EXERCISE:
Within the material below, locate the line with "Clone this chart in Altair." and the line with "22, 30, 25]", then return those two lines and all lines between them, exactly as written.

RECORDS:
- - -

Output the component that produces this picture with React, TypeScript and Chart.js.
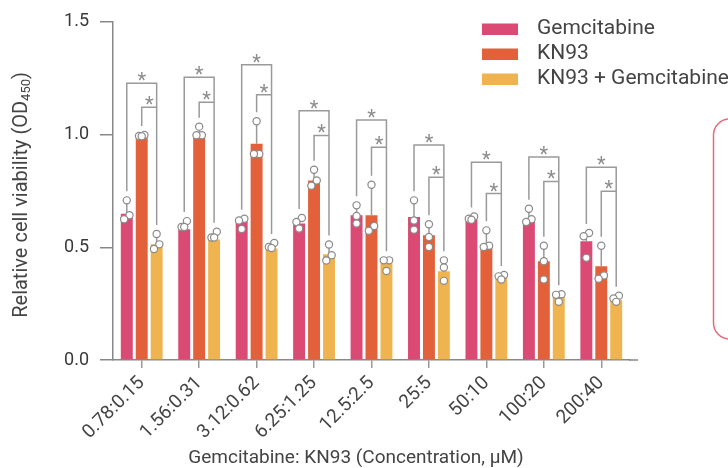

- - -

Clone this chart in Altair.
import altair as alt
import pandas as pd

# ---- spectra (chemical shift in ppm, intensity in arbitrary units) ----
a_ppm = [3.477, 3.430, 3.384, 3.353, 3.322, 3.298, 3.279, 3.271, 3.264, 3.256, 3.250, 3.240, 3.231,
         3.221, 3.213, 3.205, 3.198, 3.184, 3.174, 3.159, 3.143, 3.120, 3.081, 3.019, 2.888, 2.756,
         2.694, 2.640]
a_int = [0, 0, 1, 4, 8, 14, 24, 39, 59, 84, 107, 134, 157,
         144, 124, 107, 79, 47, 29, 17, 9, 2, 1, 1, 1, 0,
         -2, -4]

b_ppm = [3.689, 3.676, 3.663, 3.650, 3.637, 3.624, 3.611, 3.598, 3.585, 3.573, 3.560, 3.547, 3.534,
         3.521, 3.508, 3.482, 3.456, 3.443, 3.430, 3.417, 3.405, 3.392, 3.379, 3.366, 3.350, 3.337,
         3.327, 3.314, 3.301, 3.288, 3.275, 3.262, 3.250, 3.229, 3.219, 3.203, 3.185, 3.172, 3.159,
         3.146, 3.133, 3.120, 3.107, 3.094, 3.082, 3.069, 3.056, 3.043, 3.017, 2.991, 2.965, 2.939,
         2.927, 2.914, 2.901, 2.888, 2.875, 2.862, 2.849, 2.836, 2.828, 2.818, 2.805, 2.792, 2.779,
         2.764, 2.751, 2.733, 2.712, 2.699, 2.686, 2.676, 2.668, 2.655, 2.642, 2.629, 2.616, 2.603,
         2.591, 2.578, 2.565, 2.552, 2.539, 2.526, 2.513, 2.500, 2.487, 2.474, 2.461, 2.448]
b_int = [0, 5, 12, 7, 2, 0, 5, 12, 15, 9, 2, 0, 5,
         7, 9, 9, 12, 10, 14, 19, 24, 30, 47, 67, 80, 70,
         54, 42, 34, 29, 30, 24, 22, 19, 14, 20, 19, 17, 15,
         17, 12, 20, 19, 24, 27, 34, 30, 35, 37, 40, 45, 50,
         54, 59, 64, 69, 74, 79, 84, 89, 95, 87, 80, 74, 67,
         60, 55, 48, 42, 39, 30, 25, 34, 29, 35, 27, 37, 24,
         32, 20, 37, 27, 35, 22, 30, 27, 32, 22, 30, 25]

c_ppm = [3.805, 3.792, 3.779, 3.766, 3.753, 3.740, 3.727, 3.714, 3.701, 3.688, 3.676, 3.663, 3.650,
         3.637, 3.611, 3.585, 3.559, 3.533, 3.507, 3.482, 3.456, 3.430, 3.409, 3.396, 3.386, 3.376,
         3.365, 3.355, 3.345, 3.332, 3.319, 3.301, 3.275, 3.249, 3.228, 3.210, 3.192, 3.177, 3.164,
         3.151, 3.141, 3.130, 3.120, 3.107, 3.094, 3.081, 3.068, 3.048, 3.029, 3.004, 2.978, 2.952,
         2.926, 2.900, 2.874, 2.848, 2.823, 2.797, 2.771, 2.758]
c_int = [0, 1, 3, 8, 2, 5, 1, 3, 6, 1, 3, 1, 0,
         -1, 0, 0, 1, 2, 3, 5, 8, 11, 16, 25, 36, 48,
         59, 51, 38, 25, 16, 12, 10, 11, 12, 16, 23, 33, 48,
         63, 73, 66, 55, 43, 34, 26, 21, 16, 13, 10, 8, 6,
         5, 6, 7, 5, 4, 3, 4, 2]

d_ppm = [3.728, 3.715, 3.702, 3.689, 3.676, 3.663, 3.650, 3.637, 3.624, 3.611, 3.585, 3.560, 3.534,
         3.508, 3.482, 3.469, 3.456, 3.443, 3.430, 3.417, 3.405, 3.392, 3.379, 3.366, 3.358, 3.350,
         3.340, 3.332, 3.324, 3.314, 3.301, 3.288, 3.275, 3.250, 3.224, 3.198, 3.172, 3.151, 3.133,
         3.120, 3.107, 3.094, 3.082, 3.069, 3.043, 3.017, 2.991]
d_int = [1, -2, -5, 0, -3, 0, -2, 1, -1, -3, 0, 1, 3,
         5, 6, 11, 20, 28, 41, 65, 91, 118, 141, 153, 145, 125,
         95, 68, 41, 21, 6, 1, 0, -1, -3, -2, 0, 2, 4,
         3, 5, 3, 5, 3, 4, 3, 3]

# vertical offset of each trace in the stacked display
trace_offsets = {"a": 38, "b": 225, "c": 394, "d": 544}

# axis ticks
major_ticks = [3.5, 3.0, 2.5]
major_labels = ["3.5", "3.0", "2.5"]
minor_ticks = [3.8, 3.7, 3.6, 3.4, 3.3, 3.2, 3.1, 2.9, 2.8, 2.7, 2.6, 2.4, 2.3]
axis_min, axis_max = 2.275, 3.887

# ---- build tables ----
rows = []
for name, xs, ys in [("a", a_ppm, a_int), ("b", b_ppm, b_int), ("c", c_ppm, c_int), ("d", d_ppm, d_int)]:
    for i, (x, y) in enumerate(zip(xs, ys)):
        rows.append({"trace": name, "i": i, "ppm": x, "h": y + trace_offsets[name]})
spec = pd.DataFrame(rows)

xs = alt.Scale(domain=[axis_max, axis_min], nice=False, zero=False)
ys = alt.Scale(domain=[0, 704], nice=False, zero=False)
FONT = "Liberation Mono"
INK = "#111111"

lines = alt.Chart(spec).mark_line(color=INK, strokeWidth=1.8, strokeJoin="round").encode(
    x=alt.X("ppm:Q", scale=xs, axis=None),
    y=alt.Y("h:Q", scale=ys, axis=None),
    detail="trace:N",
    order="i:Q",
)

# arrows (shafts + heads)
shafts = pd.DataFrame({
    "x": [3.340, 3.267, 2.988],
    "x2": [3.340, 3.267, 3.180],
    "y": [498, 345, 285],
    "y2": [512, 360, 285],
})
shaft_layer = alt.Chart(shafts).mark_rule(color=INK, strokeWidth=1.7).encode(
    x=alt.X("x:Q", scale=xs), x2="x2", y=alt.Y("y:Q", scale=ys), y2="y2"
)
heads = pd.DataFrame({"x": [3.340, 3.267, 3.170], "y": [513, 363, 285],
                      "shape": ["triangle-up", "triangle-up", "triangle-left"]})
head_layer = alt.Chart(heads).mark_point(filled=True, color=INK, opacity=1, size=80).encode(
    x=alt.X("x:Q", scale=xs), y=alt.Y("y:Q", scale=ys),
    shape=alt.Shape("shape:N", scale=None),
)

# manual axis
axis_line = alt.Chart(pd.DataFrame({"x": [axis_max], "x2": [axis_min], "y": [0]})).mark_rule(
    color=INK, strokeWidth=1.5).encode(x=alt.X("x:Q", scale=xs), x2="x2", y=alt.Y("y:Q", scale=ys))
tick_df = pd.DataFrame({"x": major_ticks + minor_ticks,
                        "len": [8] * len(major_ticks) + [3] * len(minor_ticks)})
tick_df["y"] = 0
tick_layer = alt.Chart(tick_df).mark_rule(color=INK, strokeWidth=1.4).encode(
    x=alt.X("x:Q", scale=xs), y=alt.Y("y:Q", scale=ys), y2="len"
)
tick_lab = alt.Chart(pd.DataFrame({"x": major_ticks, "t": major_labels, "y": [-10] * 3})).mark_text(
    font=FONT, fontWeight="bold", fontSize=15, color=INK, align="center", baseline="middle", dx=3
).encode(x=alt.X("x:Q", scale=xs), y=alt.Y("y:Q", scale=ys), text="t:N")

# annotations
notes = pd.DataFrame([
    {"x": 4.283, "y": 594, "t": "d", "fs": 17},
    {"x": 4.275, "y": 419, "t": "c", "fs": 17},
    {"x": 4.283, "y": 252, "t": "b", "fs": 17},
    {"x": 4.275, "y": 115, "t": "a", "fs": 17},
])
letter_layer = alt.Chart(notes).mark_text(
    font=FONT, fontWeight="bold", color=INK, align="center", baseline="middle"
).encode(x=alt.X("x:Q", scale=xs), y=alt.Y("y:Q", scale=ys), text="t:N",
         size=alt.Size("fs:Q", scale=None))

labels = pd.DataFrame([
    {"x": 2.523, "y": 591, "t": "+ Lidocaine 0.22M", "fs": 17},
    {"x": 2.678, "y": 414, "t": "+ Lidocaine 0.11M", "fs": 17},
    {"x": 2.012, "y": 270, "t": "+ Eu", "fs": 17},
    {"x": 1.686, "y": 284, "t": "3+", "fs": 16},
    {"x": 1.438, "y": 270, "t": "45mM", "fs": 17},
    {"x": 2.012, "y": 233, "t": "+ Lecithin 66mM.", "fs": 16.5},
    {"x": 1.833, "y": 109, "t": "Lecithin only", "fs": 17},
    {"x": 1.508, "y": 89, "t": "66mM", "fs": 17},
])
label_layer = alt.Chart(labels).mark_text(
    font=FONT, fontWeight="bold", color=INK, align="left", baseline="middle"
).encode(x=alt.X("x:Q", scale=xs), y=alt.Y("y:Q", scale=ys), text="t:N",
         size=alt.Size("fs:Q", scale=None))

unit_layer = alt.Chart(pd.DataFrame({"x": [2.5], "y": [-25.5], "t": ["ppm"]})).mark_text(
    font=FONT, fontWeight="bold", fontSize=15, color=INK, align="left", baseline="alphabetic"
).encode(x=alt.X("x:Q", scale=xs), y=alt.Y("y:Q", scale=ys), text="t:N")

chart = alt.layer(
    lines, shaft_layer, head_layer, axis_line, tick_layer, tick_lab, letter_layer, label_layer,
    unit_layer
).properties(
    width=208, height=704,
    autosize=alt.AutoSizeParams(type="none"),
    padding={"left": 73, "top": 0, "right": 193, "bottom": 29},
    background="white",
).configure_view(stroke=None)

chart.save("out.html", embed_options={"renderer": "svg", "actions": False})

- - -

THE OUTPUT:
Clone this chart in Altair.
import altair as alt
import pandas as pd

# ---- spectra (chemical shift in ppm, intensity in arbitrary units) ----
a_ppm = [3.477, 3.430, 3.384, 3.353, 3.322, 3.298, 3.279, 3.271, 3.264, 3.256, 3.250, 3.240, 3.231,
         3.221, 3.213, 3.205, 3.198, 3.184, 3.174, 3.159, 3.143, 3.120, 3.081, 3.019, 2.888, 2.756,
         2.694, 2.640]
a_int = [0, 0, 1, 4, 8, 14, 24, 39, 59, 84, 107, 134, 157,
         144, 124, 107, 79, 47, 29, 17, 9, 2, 1, 1, 1, 0,
         -2, -4]

b_ppm = [3.689, 3.676, 3.663, 3.650, 3.637, 3.624, 3.611, 3.598, 3.585, 3.573, 3.560, 3.547, 3.534,
         3.521, 3.508, 3.482, 3.456, 3.443, 3.430, 3.417, 3.405, 3.392, 3.379, 3.366, 3.350, 3.337,
         3.327, 3.314, 3.301, 3.288, 3.275, 3.262, 3.250, 3.229, 3.219, 3.203, 3.185, 3.172, 3.159,
         3.146, 3.133, 3.120, 3.107, 3.094, 3.082, 3.069, 3.056, 3.043, 3.017, 2.991, 2.965, 2.939,
         2.927, 2.914, 2.901, 2.888, 2.875, 2.862, 2.849, 2.836, 2.828, 2.818, 2.805, 2.792, 2.779,
         2.764, 2.751, 2.733, 2.712, 2.699, 2.686, 2.676, 2.668, 2.655, 2.642, 2.629, 2.616, 2.603,
         2.591, 2.578, 2.565, 2.552, 2.539, 2.526, 2.513, 2.500, 2.487, 2.474, 2.461, 2.448]
b_int = [0, 5, 12, 7, 2, 0, 5, 12, 15, 9, 2, 0, 5,
         7, 9, 9, 12, 10, 14, 19, 24, 30, 47, 67, 80, 70,
         54, 42, 34, 29, 30, 24, 22, 19, 14, 20, 19, 17, 15,
         17, 12, 20, 19, 24, 27, 34, 30, 35, 37, 40, 45, 50,
         54, 59, 64, 69, 74, 79, 84, 89, 95, 87, 80, 74, 67,
         60, 55, 48, 42, 39, 30, 25, 34, 29, 35, 27, 37, 24,
         32, 20, 37, 27, 35, 22, 30, 27, 32, 22, 30, 25]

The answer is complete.